(Charts and diagrams as code)
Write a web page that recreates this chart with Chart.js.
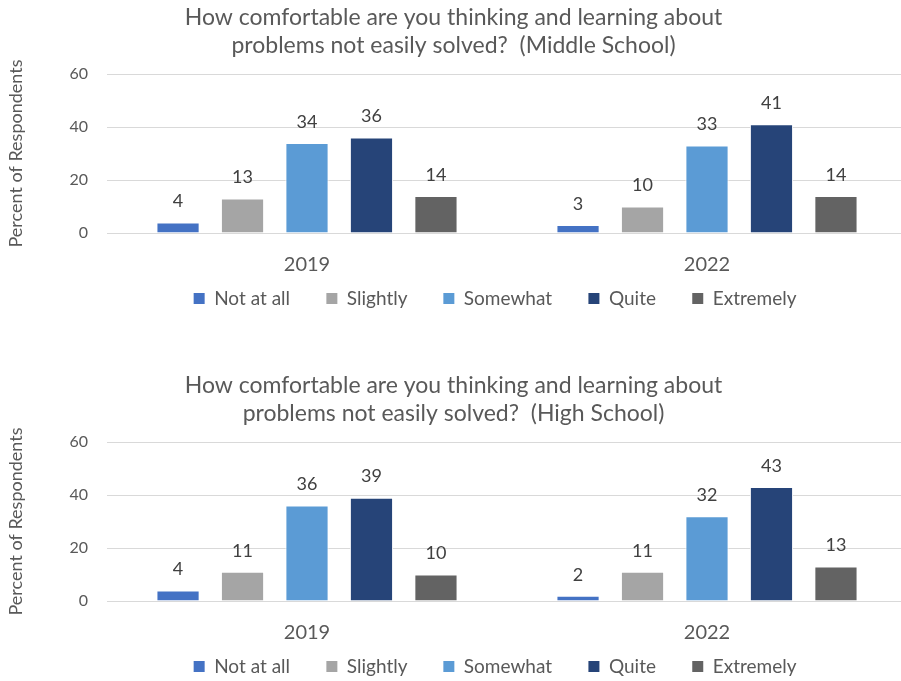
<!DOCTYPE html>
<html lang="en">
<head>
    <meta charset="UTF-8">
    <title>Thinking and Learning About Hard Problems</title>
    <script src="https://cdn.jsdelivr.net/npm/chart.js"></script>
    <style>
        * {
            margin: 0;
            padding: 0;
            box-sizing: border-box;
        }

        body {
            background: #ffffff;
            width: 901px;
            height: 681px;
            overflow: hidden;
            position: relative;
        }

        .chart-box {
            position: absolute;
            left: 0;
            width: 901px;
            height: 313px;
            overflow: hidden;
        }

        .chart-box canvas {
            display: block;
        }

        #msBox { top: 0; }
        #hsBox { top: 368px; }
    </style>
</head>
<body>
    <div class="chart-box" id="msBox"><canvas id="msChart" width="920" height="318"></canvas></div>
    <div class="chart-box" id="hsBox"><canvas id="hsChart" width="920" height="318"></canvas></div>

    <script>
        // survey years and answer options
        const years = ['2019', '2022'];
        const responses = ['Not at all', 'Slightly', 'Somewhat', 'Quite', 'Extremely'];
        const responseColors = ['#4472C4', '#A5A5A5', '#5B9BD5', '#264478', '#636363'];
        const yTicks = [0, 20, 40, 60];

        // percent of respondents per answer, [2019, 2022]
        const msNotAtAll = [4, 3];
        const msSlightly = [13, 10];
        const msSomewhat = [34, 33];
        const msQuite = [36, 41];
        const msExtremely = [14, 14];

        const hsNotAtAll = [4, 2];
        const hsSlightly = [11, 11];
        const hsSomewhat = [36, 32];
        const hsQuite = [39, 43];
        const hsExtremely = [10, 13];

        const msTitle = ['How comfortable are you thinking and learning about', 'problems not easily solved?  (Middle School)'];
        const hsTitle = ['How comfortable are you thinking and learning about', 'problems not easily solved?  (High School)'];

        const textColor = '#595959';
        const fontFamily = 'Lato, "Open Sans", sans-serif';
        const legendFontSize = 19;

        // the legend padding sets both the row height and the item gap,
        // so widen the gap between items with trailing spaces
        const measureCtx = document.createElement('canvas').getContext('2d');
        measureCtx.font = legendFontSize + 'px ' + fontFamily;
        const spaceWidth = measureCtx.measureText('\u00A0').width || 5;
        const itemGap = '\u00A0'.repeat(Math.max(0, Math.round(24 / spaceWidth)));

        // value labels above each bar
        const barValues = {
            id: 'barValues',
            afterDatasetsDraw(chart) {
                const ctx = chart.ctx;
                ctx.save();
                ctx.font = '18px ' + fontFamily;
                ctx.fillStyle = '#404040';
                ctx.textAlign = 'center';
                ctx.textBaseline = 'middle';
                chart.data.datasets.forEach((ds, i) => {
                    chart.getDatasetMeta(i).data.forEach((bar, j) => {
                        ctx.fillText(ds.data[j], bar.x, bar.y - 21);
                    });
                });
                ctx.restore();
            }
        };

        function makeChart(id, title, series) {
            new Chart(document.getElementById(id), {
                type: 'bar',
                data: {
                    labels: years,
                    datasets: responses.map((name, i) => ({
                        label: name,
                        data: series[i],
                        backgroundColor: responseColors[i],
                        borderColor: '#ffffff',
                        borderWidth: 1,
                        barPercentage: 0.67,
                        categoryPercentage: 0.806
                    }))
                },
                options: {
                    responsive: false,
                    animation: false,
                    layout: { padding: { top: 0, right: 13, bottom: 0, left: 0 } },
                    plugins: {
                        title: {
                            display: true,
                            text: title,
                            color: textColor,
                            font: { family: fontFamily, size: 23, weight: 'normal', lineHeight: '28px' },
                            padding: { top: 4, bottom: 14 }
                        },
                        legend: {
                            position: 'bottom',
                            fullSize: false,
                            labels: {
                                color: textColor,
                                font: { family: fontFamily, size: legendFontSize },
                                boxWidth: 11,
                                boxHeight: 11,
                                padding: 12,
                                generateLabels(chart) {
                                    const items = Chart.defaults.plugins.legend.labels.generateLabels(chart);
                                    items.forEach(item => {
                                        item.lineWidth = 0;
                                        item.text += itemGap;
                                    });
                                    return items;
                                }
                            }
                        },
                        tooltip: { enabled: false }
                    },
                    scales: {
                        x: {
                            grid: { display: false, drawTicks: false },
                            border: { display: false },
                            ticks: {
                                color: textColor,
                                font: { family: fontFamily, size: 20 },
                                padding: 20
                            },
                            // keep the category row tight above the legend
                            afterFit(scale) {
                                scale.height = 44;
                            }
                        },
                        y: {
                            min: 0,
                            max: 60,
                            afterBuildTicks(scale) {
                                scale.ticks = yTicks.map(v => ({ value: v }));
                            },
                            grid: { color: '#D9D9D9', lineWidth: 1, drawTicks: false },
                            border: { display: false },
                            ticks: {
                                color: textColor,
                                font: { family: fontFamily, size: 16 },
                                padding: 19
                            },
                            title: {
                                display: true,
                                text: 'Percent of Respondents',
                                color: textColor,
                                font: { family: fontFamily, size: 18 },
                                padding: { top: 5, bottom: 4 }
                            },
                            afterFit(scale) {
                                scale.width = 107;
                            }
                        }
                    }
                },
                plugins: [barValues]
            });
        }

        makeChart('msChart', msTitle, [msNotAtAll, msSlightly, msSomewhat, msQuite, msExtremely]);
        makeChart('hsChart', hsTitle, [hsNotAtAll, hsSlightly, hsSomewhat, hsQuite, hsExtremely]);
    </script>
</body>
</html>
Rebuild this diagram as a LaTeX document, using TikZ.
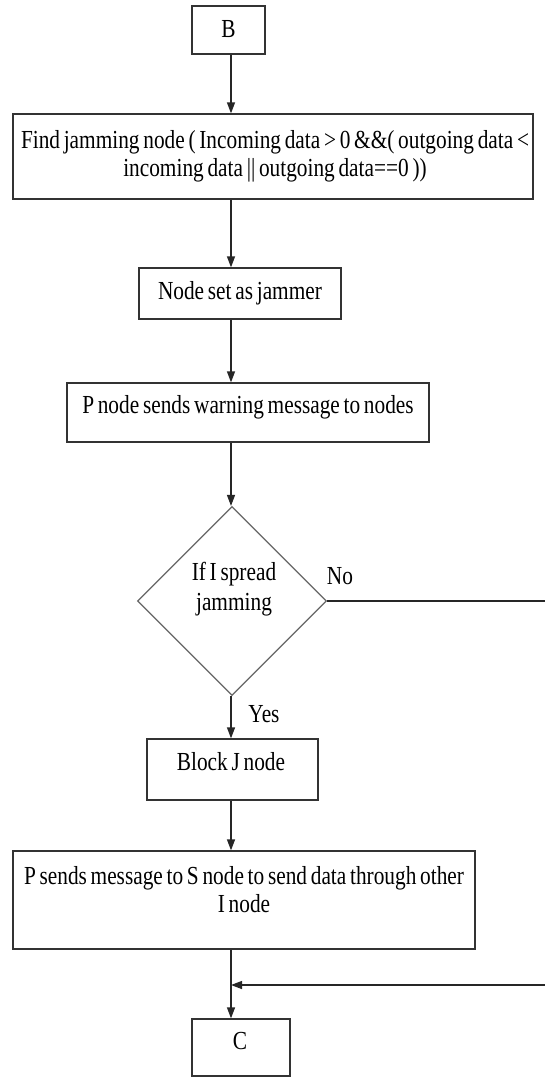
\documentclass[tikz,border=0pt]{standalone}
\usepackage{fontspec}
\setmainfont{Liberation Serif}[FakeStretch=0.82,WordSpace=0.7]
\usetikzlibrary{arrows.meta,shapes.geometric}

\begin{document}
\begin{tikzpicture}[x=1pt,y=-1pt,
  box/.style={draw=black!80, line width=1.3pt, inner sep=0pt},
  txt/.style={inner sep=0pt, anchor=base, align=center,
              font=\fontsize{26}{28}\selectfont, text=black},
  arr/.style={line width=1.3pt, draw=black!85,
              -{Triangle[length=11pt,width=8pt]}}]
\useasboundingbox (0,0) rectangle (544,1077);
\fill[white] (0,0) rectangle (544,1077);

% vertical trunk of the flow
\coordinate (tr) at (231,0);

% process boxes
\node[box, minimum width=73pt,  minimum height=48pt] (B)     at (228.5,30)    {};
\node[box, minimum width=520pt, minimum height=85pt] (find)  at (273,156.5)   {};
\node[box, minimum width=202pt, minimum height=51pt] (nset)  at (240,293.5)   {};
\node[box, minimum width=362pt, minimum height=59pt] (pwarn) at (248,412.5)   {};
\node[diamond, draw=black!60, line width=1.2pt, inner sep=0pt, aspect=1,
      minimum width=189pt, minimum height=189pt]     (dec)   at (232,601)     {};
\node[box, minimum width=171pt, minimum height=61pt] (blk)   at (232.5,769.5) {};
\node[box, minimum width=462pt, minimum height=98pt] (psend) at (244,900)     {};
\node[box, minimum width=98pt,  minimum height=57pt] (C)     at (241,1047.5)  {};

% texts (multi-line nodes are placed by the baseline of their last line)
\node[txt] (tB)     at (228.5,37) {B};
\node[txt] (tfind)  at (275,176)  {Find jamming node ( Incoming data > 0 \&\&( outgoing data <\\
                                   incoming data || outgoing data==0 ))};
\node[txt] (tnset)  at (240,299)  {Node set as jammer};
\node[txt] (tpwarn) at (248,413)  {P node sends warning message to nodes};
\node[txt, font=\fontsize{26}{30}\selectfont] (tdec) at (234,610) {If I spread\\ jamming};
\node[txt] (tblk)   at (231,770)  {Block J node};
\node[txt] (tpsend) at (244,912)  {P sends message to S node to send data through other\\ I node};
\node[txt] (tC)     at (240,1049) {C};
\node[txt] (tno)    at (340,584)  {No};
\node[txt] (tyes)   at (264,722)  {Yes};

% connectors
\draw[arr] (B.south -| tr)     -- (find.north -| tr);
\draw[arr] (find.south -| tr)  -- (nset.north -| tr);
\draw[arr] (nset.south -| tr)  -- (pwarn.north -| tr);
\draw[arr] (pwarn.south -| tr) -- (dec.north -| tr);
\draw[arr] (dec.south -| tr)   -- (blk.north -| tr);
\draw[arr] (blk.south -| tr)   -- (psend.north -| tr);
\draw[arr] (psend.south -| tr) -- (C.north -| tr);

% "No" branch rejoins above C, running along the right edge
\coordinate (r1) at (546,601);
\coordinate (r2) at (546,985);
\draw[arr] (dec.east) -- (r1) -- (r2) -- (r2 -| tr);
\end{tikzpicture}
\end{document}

Work to be completed: Repeat the lines from where the entries begin to the line with "const hsExtremely = [10, 13];", both included. Any picture is left out.

The result:
Write a web page that recreates this chart with Chart.js.
<!DOCTYPE html>
<html lang="en">
<head>
    <meta charset="UTF-8">
    <title>Thinking and Learning About Hard Problems</title>
    <script src="https://cdn.jsdelivr.net/npm/chart.js"></script>
    <style>
        * {
            margin: 0;
            padding: 0;
            box-sizing: border-box;
        }

        body {
            background: #ffffff;
            width: 901px;
            height: 681px;
            overflow: hidden;
            position: relative;
        }

        .chart-box {
            position: absolute;
            left: 0;
            width: 901px;
            height: 313px;
            overflow: hidden;
        }

        .chart-box canvas {
            display: block;
        }

        #msBox { top: 0; }
        #hsBox { top: 368px; }
    </style>
</head>
<body>
    <div class="chart-box" id="msBox"><canvas id="msChart" width="920" height="318"></canvas></div>
    <div class="chart-box" id="hsBox"><canvas id="hsChart" width="920" height="318"></canvas></div>

    <script>
        // survey years and answer options
        const years = ['2019', '2022'];
        const responses = ['Not at all', 'Slightly', 'Somewhat', 'Quite', 'Extremely'];
        const responseColors = ['#4472C4', '#A5A5A5', '#5B9BD5', '#264478', '#636363'];
        const yTicks = [0, 20, 40, 60];

        // percent of respondents per answer, [2019, 2022]
        const msNotAtAll = [4, 3];
        const msSlightly = [13, 10];
        const msSomewhat = [34, 33];
        const msQuite = [36, 41];
        const msExtremely = [14, 14];

        const hsNotAtAll = [4, 2];
        const hsSlightly = [11, 11];
        const hsSomewhat = [36, 32];
        const hsQuite = [39, 43];
        const hsExtremely = [10, 13];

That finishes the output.